EXERCISE GOAL
Write out each line exactly as given. Leave the pictures out of your copy.

RECORDED INFORMATION
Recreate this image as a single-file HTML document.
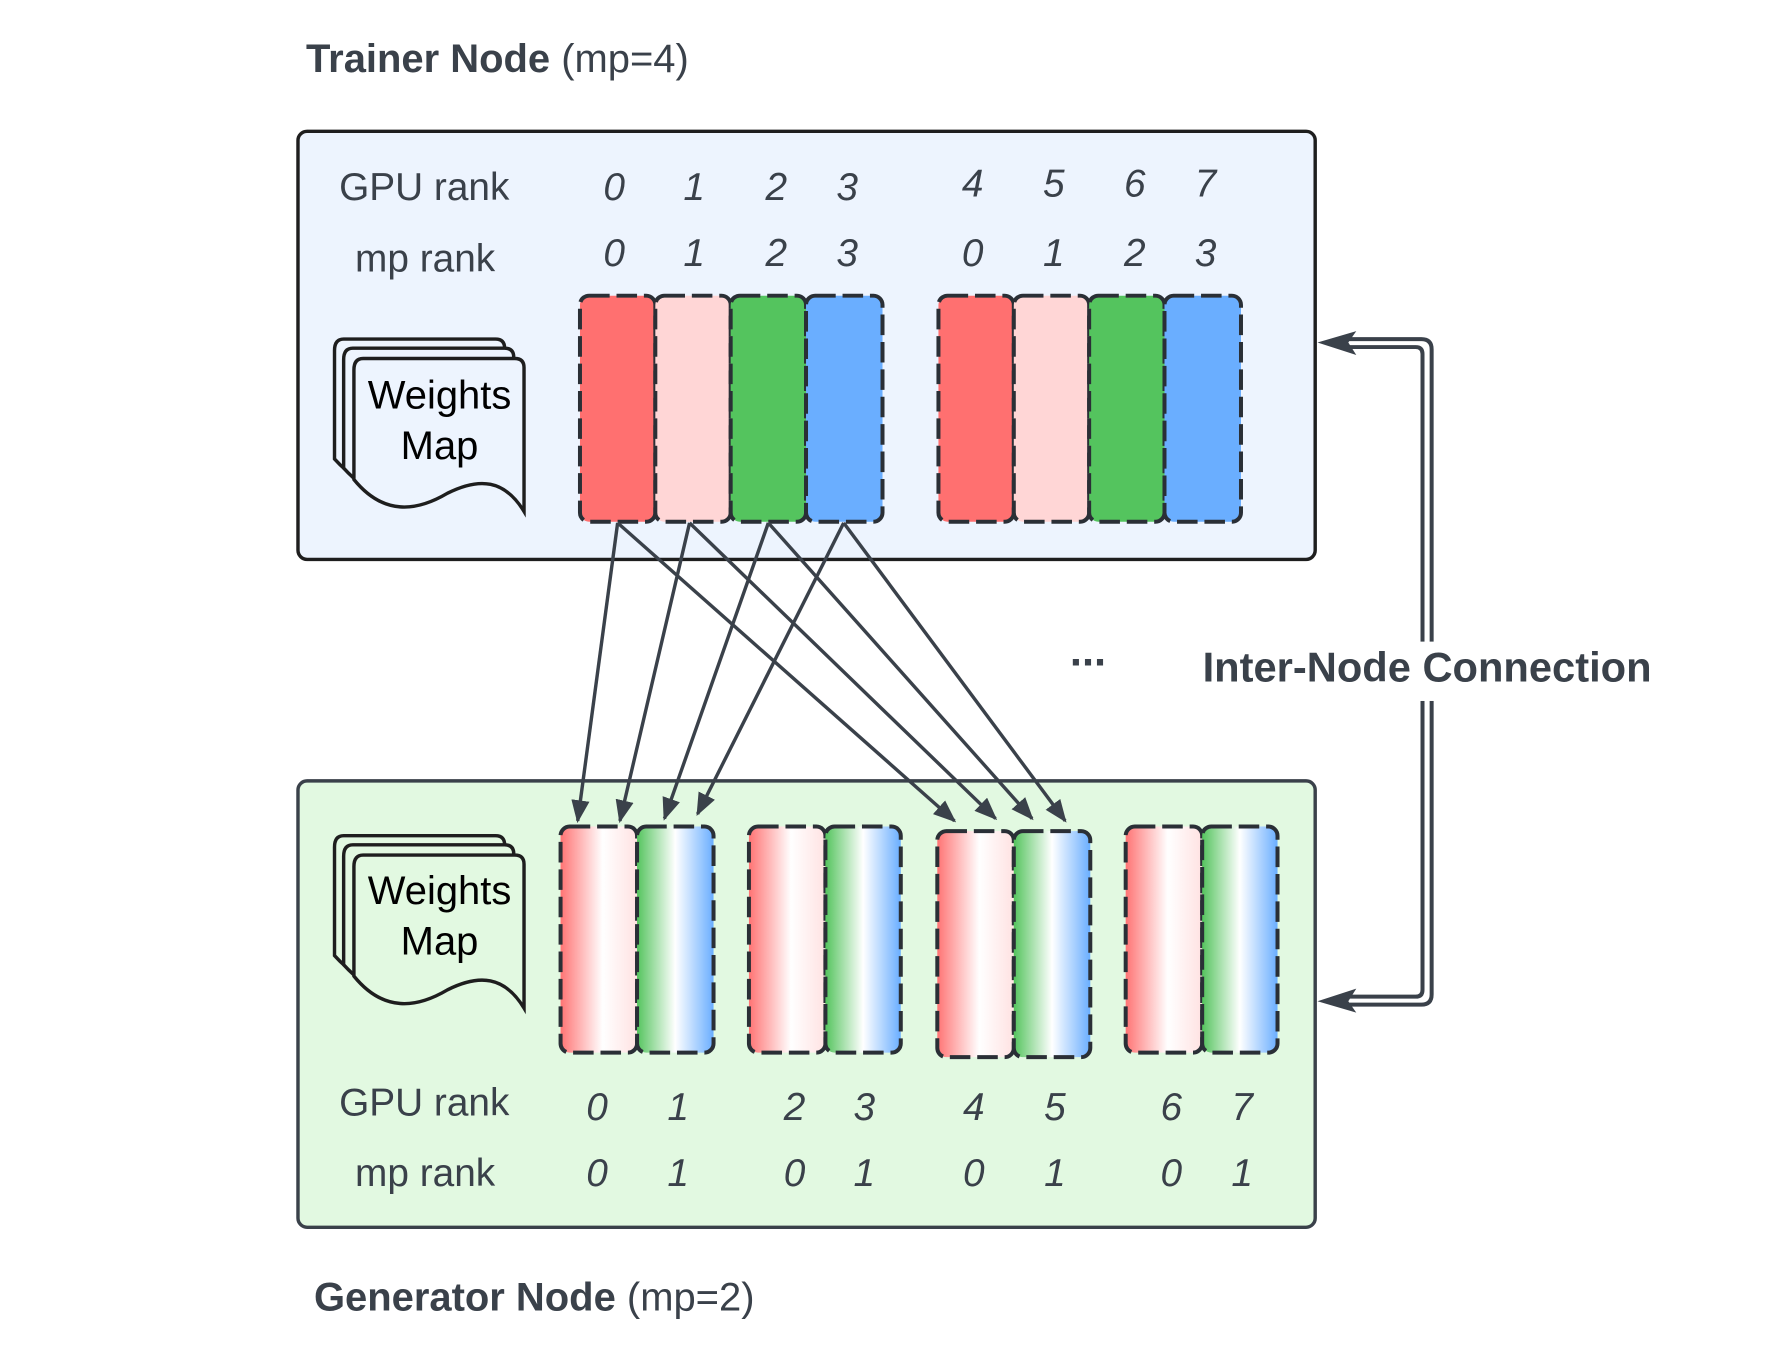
<!DOCTYPE html>
<html><head><meta charset="utf-8"><style>html,body{margin:0;padding:0;background:#fff}svg{display:block}</style></head>
<body>
<svg width="1781" height="1354" viewBox="0 0 1560 1186" xmlns="http://www.w3.org/2000/svg" font-family="Liberation Sans, sans-serif">
<defs>
<linearGradient id="rg" x1="0" x2="1" y1="0" y2="0"><stop offset="0" stop-color="#ff7474"/><stop offset="0.55" stop-color="#ffffff"/><stop offset="1" stop-color="#ffe2e2"/></linearGradient>
<linearGradient id="gb" x1="0" x2="1" y1="0" y2="0"><stop offset="0" stop-color="#55c45e"/><stop offset="0.5" stop-color="#ffffff"/><stop offset="1" stop-color="#6aaeff"/></linearGradient>
<marker id="ah2" markerWidth="20" markerHeight="16" refX="18" refY="8" orient="auto" markerUnits="userSpaceOnUse" viewBox="0 0 20 16"><path d="M0,0 L20,8 L0,16 Z" fill="#3a414a"/></marker>
</defs>

<text x="268" y="63" font-size="35" fill="#3a414a"><tspan font-weight="bold">Trainer Node</tspan> (mp=4)</text>
<text x="275" y="1148" font-size="35" fill="#3a414a"><tspan font-weight="bold">Generator Node</tspan> (mp=2)</text>

<rect x="261" y="115" width="891" height="375" rx="8" fill="#edf4fe" stroke="#1e1e1e" stroke-width="3"/>
<rect x="261" y="684" width="891" height="391" rx="8" fill="#e2f9e1" stroke="#3a414a" stroke-width="3"/>

<g font-size="34" fill="#3a414a">
<text x="297" y="175">GPU rank</text><text x="311" y="238">mp rank</text>
<text x="297" y="977">GPU rank</text><text x="311" y="1039">mp rank</text>
</g>
<g font-size="34" fill="#3a414a" font-style="italic" text-anchor="middle">
<text x="538" y="175">0</text><text x="608" y="175">1</text><text x="680" y="175">2</text><text x="742" y="175">3</text>
<text x="852" y="172">4</text><text x="923" y="172">5</text><text x="994" y="172">6</text><text x="1056" y="172">7</text>
<text x="538" y="233">0</text><text x="608" y="233">1</text><text x="680" y="233">2</text><text x="742" y="233">3</text>
<text x="852" y="233">0</text><text x="923" y="233">1</text><text x="994" y="233">2</text><text x="1056" y="233">3</text>
<text x="523" y="981">0</text><text x="594" y="981">1</text><text x="696" y="981">2</text><text x="757" y="981">3</text>
<text x="853" y="981">4</text><text x="924" y="981">5</text><text x="1026" y="981">6</text><text x="1088" y="981">7</text>
<text x="523" y="1039">0</text><text x="594" y="1039">1</text><text x="696" y="1039">0</text><text x="757" y="1039">1</text>
<text x="853" y="1039">0</text><text x="924" y="1039">1</text><text x="1026" y="1039">0</text><text x="1088" y="1039">1</text>
</g>

<g stroke="#2a2f36" stroke-width="3.5" stroke-dasharray="18 6">
<rect x="508" y="259" width="66" height="198" rx="8" fill="#ff7070"/>
<rect x="574" y="259" width="66" height="198" rx="8" fill="#ffd6d6"/>
<rect x="640" y="259" width="66" height="198" rx="8" fill="#54c45e"/>
<rect x="706" y="259" width="67" height="198" rx="8" fill="#6aaeff"/>
<rect x="822" y="259" width="66" height="198" rx="8" fill="#ff7070"/>
<rect x="888" y="259" width="66" height="198" rx="8" fill="#ffd6d6"/>
<rect x="954" y="259" width="66" height="198" rx="8" fill="#54c45e"/>
<rect x="1020" y="259" width="67" height="198" rx="8" fill="#6aaeff"/>
</g>
<g stroke="#2a2f36" stroke-width="3.5" stroke-dasharray="18 6">
<rect x="491" y="724" width="67" height="198" rx="8" fill="url(#rg)"/>
<rect x="558" y="724" width="67" height="198" rx="8" fill="url(#gb)"/>
<rect x="656" y="724" width="67" height="198" rx="8" fill="url(#rg)"/>
<rect x="723" y="724" width="66" height="198" rx="8" fill="url(#gb)"/>
<rect x="821" y="728" width="67" height="198" rx="8" fill="url(#rg)"/>
<rect x="888" y="728" width="67" height="198" rx="8" fill="url(#gb)"/>
<rect x="986" y="724" width="67" height="198" rx="8" fill="url(#rg)"/>
<rect x="1053" y="724" width="66" height="198" rx="8" fill="url(#gb)"/>
</g>

<g stroke="#1e1e1e" stroke-width="3" fill="#edf4fe">
<path d="M293,307 q0,-10 8,-10 h133 q8,0 8,8 v118 C425,395 400,408 378,420 C350,434 320,432 293,402 Z"/>
<path d="M301,315 q0,-10 8,-10 h133 q8,0 8,8 v118 C433,403 408,416 386,428 C358,442 328,440 301,410 Z"/>
<path d="M310,324 q0,-10 8,-10 h133 q8,0 8,8 v126 C442,420 420,418 392,432 C365,448 336,452 310,420 Z"/>
</g>
<g stroke="#1e1e1e" stroke-width="3" fill="#e2f9e1">
<path d="M293,742 q0,-10 8,-10 h133 q8,0 8,8 v118 C425,830 400,843 378,855 C350,869 320,867 293,837 Z"/>
<path d="M301,750 q0,-10 8,-10 h133 q8,0 8,8 v118 C433,838 408,851 386,863 C358,877 328,875 301,845 Z"/>
<path d="M310,759 q0,-10 8,-10 h133 q8,0 8,8 v126 C442,855 420,853 392,867 C365,883 336,887 310,855 Z"/>
</g>
<g font-size="35" fill="#000" text-anchor="middle">
<text x="385" y="358">Weights</text><text x="385" y="402">Map</text>
<text x="385" y="792">Weights</text><text x="385" y="836">Map</text>
</g>

<g stroke="#3a414a" stroke-width="3" fill="none" marker-end="url(#ah2)">
<line x1="541" y1="458" x2="506" y2="719"/>
<line x1="604" y1="458" x2="543" y2="719"/>
<line x1="673" y1="458" x2="582" y2="717"/>
<line x1="739" y1="458" x2="611" y2="713"/>
<line x1="541" y1="458" x2="836" y2="719"/>
<line x1="604" y1="458" x2="872" y2="717"/>
<line x1="673" y1="458" x2="904" y2="717"/>
<line x1="739" y1="458" x2="933" y2="719"/>
</g>

<text x="953" y="583" font-size="38" font-weight="bold" fill="#3a414a" text-anchor="middle">...</text>

<g stroke="#3a414a" stroke-width="3.5" fill="none">
<path d="M1172,297 H1245 Q1254,297 1254,306 V871 Q1254,880 1245,880 H1172"/>
<path d="M1172,304 H1240 Q1246,304 1246,310 V867 Q1246,873 1240,873 H1172"/>
</g>
<path d="M1154,300 L1188,290 L1181,300 L1188,311 Z" fill="#3a414a"/>
<path d="M1154,877 L1188,866 L1181,877 L1188,887 Z" fill="#3a414a"/>
<rect x="1236" y="562" width="28" height="52" fill="#fff"/>
<text x="1250" y="597" font-size="36.5" font-weight="bold" fill="#3a414a" text-anchor="middle">Inter-Node Connection</text>
</svg>
</body></html>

OUTPUT FOR THIS EXERCISE
Recreate this image as a single-file HTML document.
<!DOCTYPE html>
<html><head><meta charset="utf-8"><style>html,body{margin:0;padding:0;background:#fff}svg{display:block}</style></head>
<body>
<svg width="1781" height="1354" viewBox="0 0 1560 1186" xmlns="http://www.w3.org/2000/svg" font-family="Liberation Sans, sans-serif">
<defs>
<linearGradient id="rg" x1="0" x2="1" y1="0" y2="0"><stop offset="0" stop-color="#ff7474"/><stop offset="0.55" stop-color="#ffffff"/><stop offset="1" stop-color="#ffe2e2"/></linearGradient>
<linearGradient id="gb" x1="0" x2="1" y1="0" y2="0"><stop offset="0" stop-color="#55c45e"/><stop offset="0.5" stop-color="#ffffff"/><stop offset="1" stop-color="#6aaeff"/></linearGradient>
<marker id="ah2" markerWidth="20" markerHeight="16" refX="18" refY="8" orient="auto" markerUnits="userSpaceOnUse" viewBox="0 0 20 16"><path d="M0,0 L20,8 L0,16 Z" fill="#3a414a"/></marker>
</defs>

<text x="268" y="63" font-size="35" fill="#3a414a"><tspan font-weight="bold">Trainer Node</tspan> (mp=4)</text>
<text x="275" y="1148" font-size="35" fill="#3a414a"><tspan font-weight="bold">Generator Node</tspan> (mp=2)</text>

<rect x="261" y="115" width="891" height="375" rx="8" fill="#edf4fe" stroke="#1e1e1e" stroke-width="3"/>
<rect x="261" y="684" width="891" height="391" rx="8" fill="#e2f9e1" stroke="#3a414a" stroke-width="3"/>

<g font-size="34" fill="#3a414a">
<text x="297" y="175">GPU rank</text><text x="311" y="238">mp rank</text>
<text x="297" y="977">GPU rank</text><text x="311" y="1039">mp rank</text>
</g>
<g font-size="34" fill="#3a414a" font-style="italic" text-anchor="middle">
<text x="538" y="175">0</text><text x="608" y="175">1</text><text x="680" y="175">2</text><text x="742" y="175">3</text>
<text x="852" y="172">4</text><text x="923" y="172">5</text><text x="994" y="172">6</text><text x="1056" y="172">7</text>
<text x="538" y="233">0</text><text x="608" y="233">1</text><text x="680" y="233">2</text><text x="742" y="233">3</text>
<text x="852" y="233">0</text><text x="923" y="233">1</text><text x="994" y="233">2</text><text x="1056" y="233">3</text>
<text x="523" y="981">0</text><text x="594" y="981">1</text><text x="696" y="981">2</text><text x="757" y="981">3</text>
<text x="853" y="981">4</text><text x="924" y="981">5</text><text x="1026" y="981">6</text><text x="1088" y="981">7</text>
<text x="523" y="1039">0</text><text x="594" y="1039">1</text><text x="696" y="1039">0</text><text x="757" y="1039">1</text>
<text x="853" y="1039">0</text><text x="924" y="1039">1</text><text x="1026" y="1039">0</text><text x="1088" y="1039">1</text>
</g>

<g stroke="#2a2f36" stroke-width="3.5" stroke-dasharray="18 6">
<rect x="508" y="259" width="66" height="198" rx="8" fill="#ff7070"/>
<rect x="574" y="259" width="66" height="198" rx="8" fill="#ffd6d6"/>
<rect x="640" y="259" width="66" height="198" rx="8" fill="#54c45e"/>
<rect x="706" y="259" width="67" height="198" rx="8" fill="#6aaeff"/>
<rect x="822" y="259" width="66" height="198" rx="8" fill="#ff7070"/>
<rect x="888" y="259" width="66" height="198" rx="8" fill="#ffd6d6"/>
<rect x="954" y="259" width="66" height="198" rx="8" fill="#54c45e"/>
<rect x="1020" y="259" width="67" height="198" rx="8" fill="#6aaeff"/>
</g>
<g stroke="#2a2f36" stroke-width="3.5" stroke-dasharray="18 6">
<rect x="491" y="724" width="67" height="198" rx="8" fill="url(#rg)"/>
<rect x="558" y="724" width="67" height="198" rx="8" fill="url(#gb)"/>
<rect x="656" y="724" width="67" height="198" rx="8" fill="url(#rg)"/>
<rect x="723" y="724" width="66" height="198" rx="8" fill="url(#gb)"/>
<rect x="821" y="728" width="67" height="198" rx="8" fill="url(#rg)"/>
<rect x="888" y="728" width="67" height="198" rx="8" fill="url(#gb)"/>
<rect x="986" y="724" width="67" height="198" rx="8" fill="url(#rg)"/>
<rect x="1053" y="724" width="66" height="198" rx="8" fill="url(#gb)"/>
</g>

<g stroke="#1e1e1e" stroke-width="3" fill="#edf4fe">
<path d="M293,307 q0,-10 8,-10 h133 q8,0 8,8 v118 C425,395 400,408 378,420 C350,434 320,432 293,402 Z"/>
<path d="M301,315 q0,-10 8,-10 h133 q8,0 8,8 v118 C433,403 408,416 386,428 C358,442 328,440 301,410 Z"/>
<path d="M310,324 q0,-10 8,-10 h133 q8,0 8,8 v126 C442,420 420,418 392,432 C365,448 336,452 310,420 Z"/>
</g>
<g stroke="#1e1e1e" stroke-width="3" fill="#e2f9e1">
<path d="M293,742 q0,-10 8,-10 h133 q8,0 8,8 v118 C425,830 400,843 378,855 C350,869 320,867 293,837 Z"/>
<path d="M301,750 q0,-10 8,-10 h133 q8,0 8,8 v118 C433,838 408,851 386,863 C358,877 328,875 301,845 Z"/>
<path d="M310,759 q0,-10 8,-10 h133 q8,0 8,8 v126 C442,855 420,853 392,867 C365,883 336,887 310,855 Z"/>
</g>
<g font-size="35" fill="#000" text-anchor="middle">
<text x="385" y="358">Weights</text><text x="385" y="402">Map</text>
<text x="385" y="792">Weights</text><text x="385" y="836">Map</text>
</g>

<g stroke="#3a414a" stroke-width="3" fill="none" marker-end="url(#ah2)">
<line x1="541" y1="458" x2="506" y2="719"/>
<line x1="604" y1="458" x2="543" y2="719"/>
<line x1="673" y1="458" x2="582" y2="717"/>
<line x1="739" y1="458" x2="611" y2="713"/>
<line x1="541" y1="458" x2="836" y2="719"/>
<line x1="604" y1="458" x2="872" y2="717"/>
<line x1="673" y1="458" x2="904" y2="717"/>
<line x1="739" y1="458" x2="933" y2="719"/>
</g>

<text x="953" y="583" font-size="38" font-weight="bold" fill="#3a414a" text-anchor="middle">...</text>

<g stroke="#3a414a" stroke-width="3.5" fill="none">
<path d="M1172,297 H1245 Q1254,297 1254,306 V871 Q1254,880 1245,880 H1172"/>
<path d="M1172,304 H1240 Q1246,304 1246,310 V867 Q1246,873 1240,873 H1172"/>
</g>
<path d="M1154,300 L1188,290 L1181,300 L1188,311 Z" fill="#3a414a"/>
<path d="M1154,877 L1188,866 L1181,877 L1188,887 Z" fill="#3a414a"/>
<rect x="1236" y="562" width="28" height="52" fill="#fff"/>
<text x="1250" y="597" font-size="36.5" font-weight="bold" fill="#3a414a" text-anchor="middle">Inter-Node Connection</text>
</svg>
</body></html>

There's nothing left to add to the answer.